### Task
Gather up the lines with the word "chart" in them.

### Given material
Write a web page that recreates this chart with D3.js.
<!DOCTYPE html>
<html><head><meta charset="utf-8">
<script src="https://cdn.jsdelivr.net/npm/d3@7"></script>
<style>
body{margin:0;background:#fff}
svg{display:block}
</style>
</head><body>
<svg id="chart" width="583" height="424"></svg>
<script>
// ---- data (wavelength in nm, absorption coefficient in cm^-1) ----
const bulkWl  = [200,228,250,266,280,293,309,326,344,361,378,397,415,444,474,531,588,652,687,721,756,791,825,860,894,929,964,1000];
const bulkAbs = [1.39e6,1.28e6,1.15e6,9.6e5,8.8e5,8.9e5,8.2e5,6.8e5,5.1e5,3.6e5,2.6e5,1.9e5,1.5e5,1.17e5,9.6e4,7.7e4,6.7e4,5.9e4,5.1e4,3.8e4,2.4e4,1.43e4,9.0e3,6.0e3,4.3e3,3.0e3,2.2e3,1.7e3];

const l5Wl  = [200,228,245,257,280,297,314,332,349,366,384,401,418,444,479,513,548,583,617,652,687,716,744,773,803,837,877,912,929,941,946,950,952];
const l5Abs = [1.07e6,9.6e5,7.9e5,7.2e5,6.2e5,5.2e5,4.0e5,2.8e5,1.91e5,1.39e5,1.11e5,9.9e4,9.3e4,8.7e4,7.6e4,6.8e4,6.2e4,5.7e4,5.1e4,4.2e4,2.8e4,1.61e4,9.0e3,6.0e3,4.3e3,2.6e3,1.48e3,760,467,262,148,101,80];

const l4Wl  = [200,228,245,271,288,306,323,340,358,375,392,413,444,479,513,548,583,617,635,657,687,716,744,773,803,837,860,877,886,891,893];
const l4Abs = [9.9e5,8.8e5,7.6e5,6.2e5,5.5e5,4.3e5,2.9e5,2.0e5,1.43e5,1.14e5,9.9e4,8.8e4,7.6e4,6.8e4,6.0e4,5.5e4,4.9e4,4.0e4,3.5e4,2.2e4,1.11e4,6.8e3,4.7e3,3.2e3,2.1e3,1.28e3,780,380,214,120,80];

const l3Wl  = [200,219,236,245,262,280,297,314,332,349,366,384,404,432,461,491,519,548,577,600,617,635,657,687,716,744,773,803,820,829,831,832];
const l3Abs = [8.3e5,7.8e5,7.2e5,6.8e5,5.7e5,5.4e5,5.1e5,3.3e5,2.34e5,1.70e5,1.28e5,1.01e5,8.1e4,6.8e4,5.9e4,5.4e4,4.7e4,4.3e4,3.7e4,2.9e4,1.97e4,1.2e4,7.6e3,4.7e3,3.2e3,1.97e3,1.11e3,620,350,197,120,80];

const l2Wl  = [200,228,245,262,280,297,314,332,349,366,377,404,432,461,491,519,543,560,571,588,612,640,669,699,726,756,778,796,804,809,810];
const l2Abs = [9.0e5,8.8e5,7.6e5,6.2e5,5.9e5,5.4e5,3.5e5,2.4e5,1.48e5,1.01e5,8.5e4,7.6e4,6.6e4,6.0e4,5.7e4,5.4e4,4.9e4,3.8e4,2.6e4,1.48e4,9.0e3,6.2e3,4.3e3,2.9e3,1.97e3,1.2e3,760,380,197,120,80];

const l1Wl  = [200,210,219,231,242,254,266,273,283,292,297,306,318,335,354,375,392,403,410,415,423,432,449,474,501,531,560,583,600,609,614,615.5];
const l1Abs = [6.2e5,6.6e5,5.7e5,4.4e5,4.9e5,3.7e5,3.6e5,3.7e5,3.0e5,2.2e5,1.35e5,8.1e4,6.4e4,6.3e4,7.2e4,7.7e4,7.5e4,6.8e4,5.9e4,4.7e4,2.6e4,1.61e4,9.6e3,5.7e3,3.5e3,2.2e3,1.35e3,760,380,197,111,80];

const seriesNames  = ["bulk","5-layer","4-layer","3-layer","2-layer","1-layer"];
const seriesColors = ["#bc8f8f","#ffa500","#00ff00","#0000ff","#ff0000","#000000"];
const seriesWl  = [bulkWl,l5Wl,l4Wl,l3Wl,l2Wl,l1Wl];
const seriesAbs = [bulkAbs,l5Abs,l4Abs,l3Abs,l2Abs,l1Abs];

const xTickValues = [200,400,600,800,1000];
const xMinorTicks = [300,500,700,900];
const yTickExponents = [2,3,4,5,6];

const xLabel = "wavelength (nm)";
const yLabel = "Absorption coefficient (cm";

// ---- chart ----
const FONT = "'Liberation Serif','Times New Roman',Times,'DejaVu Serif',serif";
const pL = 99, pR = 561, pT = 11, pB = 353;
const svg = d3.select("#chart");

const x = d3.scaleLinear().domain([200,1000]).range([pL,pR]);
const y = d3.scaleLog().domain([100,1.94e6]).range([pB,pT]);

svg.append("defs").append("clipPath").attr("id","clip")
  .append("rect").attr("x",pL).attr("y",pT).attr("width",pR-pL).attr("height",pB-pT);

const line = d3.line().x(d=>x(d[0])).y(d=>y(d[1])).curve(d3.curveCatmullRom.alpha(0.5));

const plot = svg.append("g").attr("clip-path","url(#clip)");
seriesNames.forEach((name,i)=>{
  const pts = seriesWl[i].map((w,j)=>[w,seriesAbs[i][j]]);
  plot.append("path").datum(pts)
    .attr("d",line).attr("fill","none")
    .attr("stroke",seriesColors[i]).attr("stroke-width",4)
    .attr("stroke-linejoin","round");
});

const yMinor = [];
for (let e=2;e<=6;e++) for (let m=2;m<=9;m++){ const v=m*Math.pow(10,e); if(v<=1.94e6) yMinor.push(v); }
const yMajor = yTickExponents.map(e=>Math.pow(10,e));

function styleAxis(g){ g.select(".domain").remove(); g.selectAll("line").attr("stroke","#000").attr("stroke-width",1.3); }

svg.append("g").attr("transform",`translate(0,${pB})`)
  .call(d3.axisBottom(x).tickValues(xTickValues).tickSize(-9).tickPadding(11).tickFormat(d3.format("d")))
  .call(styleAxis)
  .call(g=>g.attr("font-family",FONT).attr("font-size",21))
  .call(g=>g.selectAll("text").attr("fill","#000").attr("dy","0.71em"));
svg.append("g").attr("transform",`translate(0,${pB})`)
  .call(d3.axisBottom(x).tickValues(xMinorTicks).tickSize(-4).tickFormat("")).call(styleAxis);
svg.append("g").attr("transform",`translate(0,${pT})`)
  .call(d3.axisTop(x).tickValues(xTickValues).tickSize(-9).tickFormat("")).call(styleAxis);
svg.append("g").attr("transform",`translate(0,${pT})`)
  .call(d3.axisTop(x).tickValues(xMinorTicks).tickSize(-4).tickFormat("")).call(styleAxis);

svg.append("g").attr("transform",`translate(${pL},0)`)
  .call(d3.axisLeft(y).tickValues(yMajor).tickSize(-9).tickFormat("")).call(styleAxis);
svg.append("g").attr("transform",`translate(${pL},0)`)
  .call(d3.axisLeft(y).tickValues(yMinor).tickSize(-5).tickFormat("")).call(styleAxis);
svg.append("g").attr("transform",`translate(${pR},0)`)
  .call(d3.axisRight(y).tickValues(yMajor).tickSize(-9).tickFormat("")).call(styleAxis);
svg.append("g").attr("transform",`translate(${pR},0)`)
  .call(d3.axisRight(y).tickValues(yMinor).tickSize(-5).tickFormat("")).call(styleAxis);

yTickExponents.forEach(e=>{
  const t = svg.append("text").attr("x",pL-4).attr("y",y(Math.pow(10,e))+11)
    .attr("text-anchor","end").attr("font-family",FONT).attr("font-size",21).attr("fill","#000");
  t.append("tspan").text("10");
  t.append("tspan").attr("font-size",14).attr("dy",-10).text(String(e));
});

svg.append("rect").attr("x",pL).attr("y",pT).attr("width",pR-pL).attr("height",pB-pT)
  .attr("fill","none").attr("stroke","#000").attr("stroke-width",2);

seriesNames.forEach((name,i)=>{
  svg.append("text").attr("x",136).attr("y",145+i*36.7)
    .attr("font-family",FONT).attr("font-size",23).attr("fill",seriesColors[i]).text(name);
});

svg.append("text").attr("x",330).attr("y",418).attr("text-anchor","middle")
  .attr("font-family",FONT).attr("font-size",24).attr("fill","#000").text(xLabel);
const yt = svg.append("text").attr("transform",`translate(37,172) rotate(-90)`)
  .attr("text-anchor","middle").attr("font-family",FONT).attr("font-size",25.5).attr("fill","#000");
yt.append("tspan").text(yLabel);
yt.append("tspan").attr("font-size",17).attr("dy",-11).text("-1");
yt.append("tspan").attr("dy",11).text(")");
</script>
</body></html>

### Reply
Write a web page that recreates this chart with D3.js.
<svg id="chart" width="583" height="424"></svg>
// ---- chart ----
const svg = d3.select("#chart");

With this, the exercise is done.